Sometimes you need a reading reset. Sometimes a specific struggle in your life means you can’t read anything that’s too close to home. Sometimes a book will be a great fit for you, someday – but it’s not what you need right now, with where you are in your real life and in your reading life and the ways they intertwine.
For more tips on the reading life and plenty of book recommendations, you can check out my mini podcast, Reading Like an Adult. Each episode is 15 minutes or less, and in this second season, I’m exploring frameworks that make my reading life better.
Here are three great reads that I started at the wrong time and hope to return to someday (check out s2e4 of Reading Like an Adult for more examples):
The Memoir Club by Laura Kalpakian — I made it around 100 pages into this story about a group of women who meet in a writing class and create their own memoir club. It’s a book about how each of us has an incredible story to share if we can find the voice to share it, and I stopped reading it for the best reasons. The Memoir Club features characters who feel real and draw you into their lives, so I couldn’t help being emotionally invested in the story, and it wasn’t the right time for me to have emotional space for the struggles of fictional characters.
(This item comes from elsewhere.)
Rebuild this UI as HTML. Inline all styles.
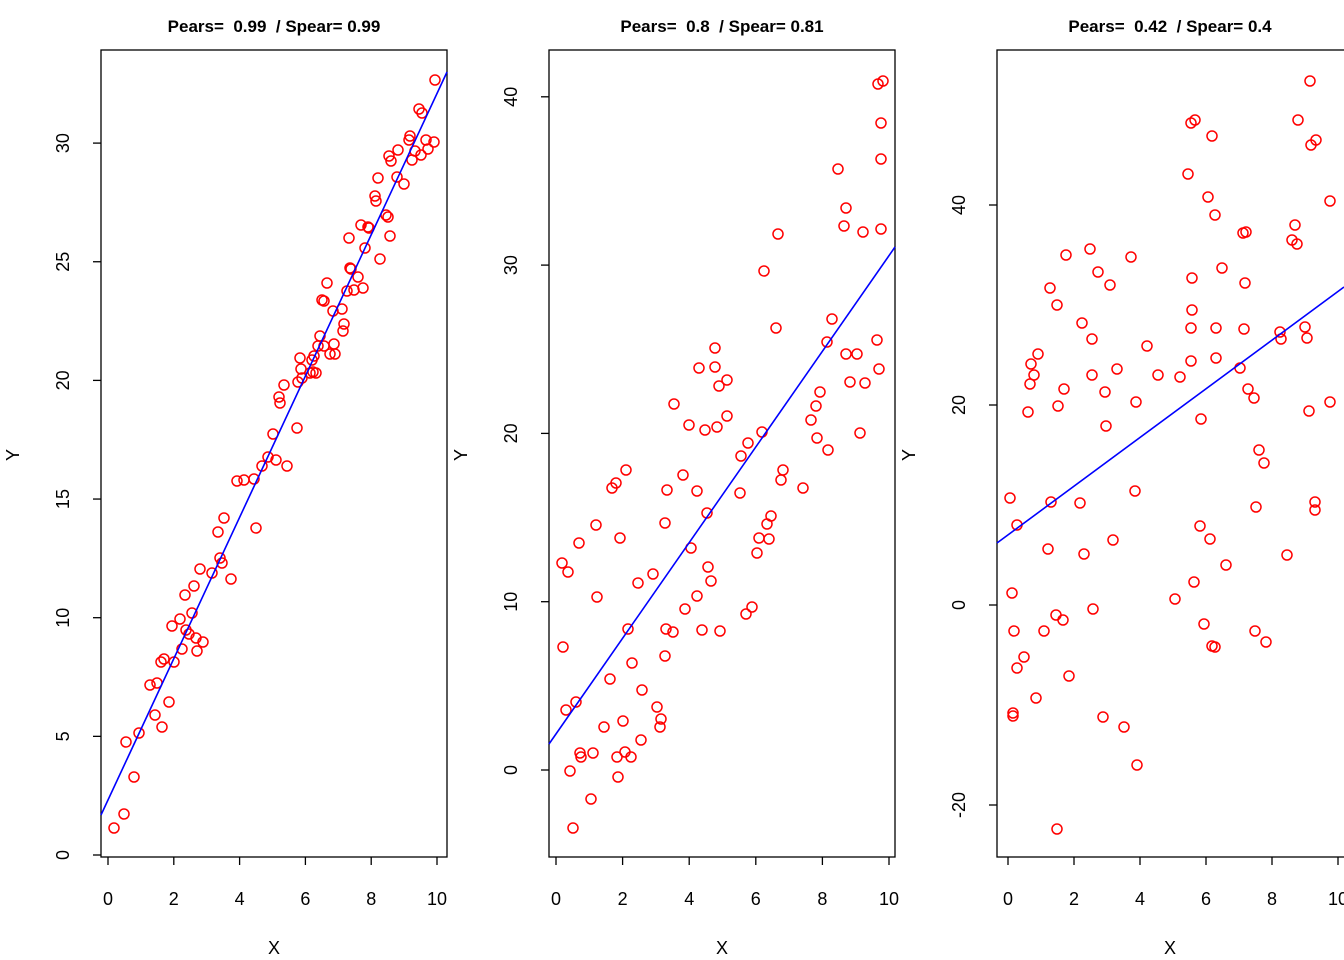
<!DOCTYPE html>
<html><head><meta charset="utf-8"><style>html,body{margin:0;padding:0;background:#fff}svg{display:block}.t text{white-space:pre}</style></head>
<body>
<svg id="s" width="1344" height="960" xmlns="http://www.w3.org/2000/svg" font-family="Liberation Sans, sans-serif">
<rect width="1344" height="960" fill="#fff"/>
<g class="t" font-weight="bold" font-size="17" text-anchor="middle" xml:space="preserve">
<text x="274" y="32" xml:space="preserve">Pears=  0.99  / Spear= 0.99</text>
<text x="722" y="32" xml:space="preserve">Pears=  0.8  / Spear= 0.81</text>
<text x="1170" y="32" xml:space="preserve">Pears=  0.42  / Spear= 0.4</text>
</g>
<g fill="none" stroke="#000" stroke-width="1.3">
<rect x="101" y="50" width="346" height="807"/>
<rect x="549" y="50" width="346" height="807"/>
<rect x="997" y="50" width="360" height="807"/>
</g>
<g font-size="18" text-anchor="middle" fill="#000">
<text x="274" y="954">X</text><text x="722" y="954">X</text><text x="1170" y="954">X</text>
<text transform="translate(19,455) rotate(-90)">Y</text>
<text transform="translate(467,455) rotate(-90)">Y</text>
<text transform="translate(915,455) rotate(-90)">Y</text>
</g>
<g id="ticks" stroke="#000" stroke-width="1.3" font-size="18" text-anchor="middle"></g>
<g id="pts" fill="none" stroke="#f00" stroke-width="1.5"></g>
<g stroke="#00f" stroke-width="1.6">
<line x1="101" y1="815" x2="447" y2="72"/>
<line x1="549" y1="744" x2="895" y2="247"/>
<line x1="997" y1="543" x2="1344" y2="287"/>
</g>
</svg>
<script>
var NS="http://www.w3.org/2000/svg",T=document.getElementById('ticks'),P=document.getElementById('pts');
function el(n,a,t){var e=document.createElementNS(NS,n);for(var k in a)e.setAttribute(k,a[k]);if(t!=null)e.textContent=t;T.appendChild(e);return e;}
function xt(x0,x10){for(var v=0;v<=10;v+=2){var x=x0+(x10-x0)*v/10;el('line',{x1:x,y1:857,x2:x,y2:865});el('text',{x:x,y:905,stroke:'none'},v);}}
function yt(bx,vals,y0,ppu){vals.forEach(function(v){var y=y0-v*ppu;el('line',{x1:bx,y1:y,x2:bx-8,y2:y});el('text',{transform:'translate('+(bx-38)+','+y+') rotate(-90)',y:6,stroke:'none'},v);});}
xt(108,437);xt(556,889);xt(1008,1338);
yt(101,[0,5,10,15,20,25,30],855,23.73);
yt(549,[0,10,20,30,40],770,16.83);
yt(997,[-20,0,20,40],605,10);
var d=[114,828,124,814,126,742,134,777,139,733,150,685,155,715,157,683,161,662,162,727,164,659,169,702,172,626,174,662,180,619,182,649,185,595,186,630,189,634,192,613,194,586,196,638,197,651,200,569,203,642,212,573,218,532,220,558,222,563,224,518,231,579,237,481,244,480,254,479,256,528,262,466,268,457,273,434,276,460,279,397,280,403,284,385,287,466,297,428,298,382,300,358,301,369,302,378,310,373,312,360,313,372,314,356,316,373,318,346,320,336,322,300,324,301,324,346,327,283,330,354,333,311,334,344,335,354,342,309,343,331,344,324,347,291,349,238,350,268,351,269,354,290,358,277,361,225,363,288,365,248,368,227,369,228,375,196,376,201,378,178,380,259,386,215,388,217,389,156,390,236,391,161,397,177,398,150,404,184,409,140,410,136,412,160,415,151,419,109,421,155,422,113,426,140,428,149,434,142,435,80,
562,563,563,647,566,710,568,572,570,771,573,828,576,702,579,543,580,753,581,757,591,799,593,753,596,525,597,597,604,727,610,679,612,488,616,483,617,757,618,777,620,538,623,721,625,752,626,470,628,629,631,757,632,663,638,583,641,740,642,690,653,574,657,707,660,727,661,719,665,656,665,523,666,629,667,490,673,632,674,404,683,475,685,609,689,425,691,548,697,491,697,596,699,368,702,630,705,430,707,513,708,567,711,581,715,348,715,367,717,427,719,386,720,631,727,380,727,416,740,493,741,456,746,614,748,443,752,607,757,553,759,538,762,432,764,271,767,524,769,539,771,516,776,328,778,234,781,480,783,470,803,488,811,420,816,406,817,438,820,392,827,342,828,450,832,319,838,169,844,226,846,208,846,354,850,382,857,354,860,433,863,232,865,383,877,340,878,84,879,369,881,123,881,229,881,159,883,81,
1010,498,1012,593,1013,713,1013,716,1014,631,1017,525,1017,668,1024,657,1028,412,1030,384,1031,364,1034,375,1036,698,1038,354,1044,631,1048,549,1050,288,1051,502,1056,615,1057,305,1058,406,1057,829,1063,620,1064,389,1066,255,1069,676,1082,323,1080,503,1084,554,1090,249,1092,339,1092,375,1093,609,1098,272,1103,717,1106,426,1105,392,1110,285,1113,540,1117,369,1124,727,1131,257,1135,491,1136,402,1137,765,1147,346,1158,375,1175,599,1180,377,1188,174,1191,328,1191,123,1191,361,1192,278,1192,310,1194,582,1195,120,1200,526,1201,419,1204,624,1208,197,1210,539,1212,646,1212,136,1215,647,1215,215,1216,358,1216,328,1222,268,1226,565,1240,368,1243,233,1244,329,1245,283,1246,232,1248,389,1254,398,1255,631,1256,507,1259,450,1264,463,1266,642,1280,332,1281,339,1287,555,1292,240,1295,225,1297,244,1298,120,1305,327,1307,338,1309,411,1310,81,1311,145,1315,510,1315,502,1316,140,1330,201,1330,402];
for(var i=0;i<d.length;i+=2){var c=document.createElementNS(NS,'circle');c.setAttribute('cx',d[i]);c.setAttribute('cy',d[i+1]);c.setAttribute('r',5);P.appendChild(c);}
</script>
</body></html>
Trick Mirror: Reflections on Self-Delusion by Jia Tolentino — I picked up, loved, and almost immediately put down Trick Mirror. It’s an essay collection about feminism, technology, the rise of internet culture, and the forces that shape us in the online age – whether we like it or not. I only read the first essay on my first reading attempt, but I found the writing to be sharp, canny and funny. In a way, it was too good to read at that specific moment. I was busy and distracted, and I had an intimidating stack of library books that even I couldn’t finish in time. What I decided to do is add Trick Mirror to my 2022 reading list. It was the right decision for me to wait on this book, even though I think it will be a perfect read for me, because I want to read it at a time when I can give it my full attention.
The City We Became by N.K. Jemisin — This epic urban fantasy is both bestselling and beloved. Its sweeping journey and rich characters didn’t disappoint, but my attention span couldn’t handle the 50-page scenes that typically made up one chapter of the novel. (This is absolutely my broken brain’s fault, and N.K. Jemisin is not to blame in the least.) I tried both print and audio for this book, and while I thought the narrator was a perfect choice, the audio version featured additional sound effects that startled me every time. I’m hopeful I’ll return to it in the print version — and get to meet all six avatars — sometime in the near future.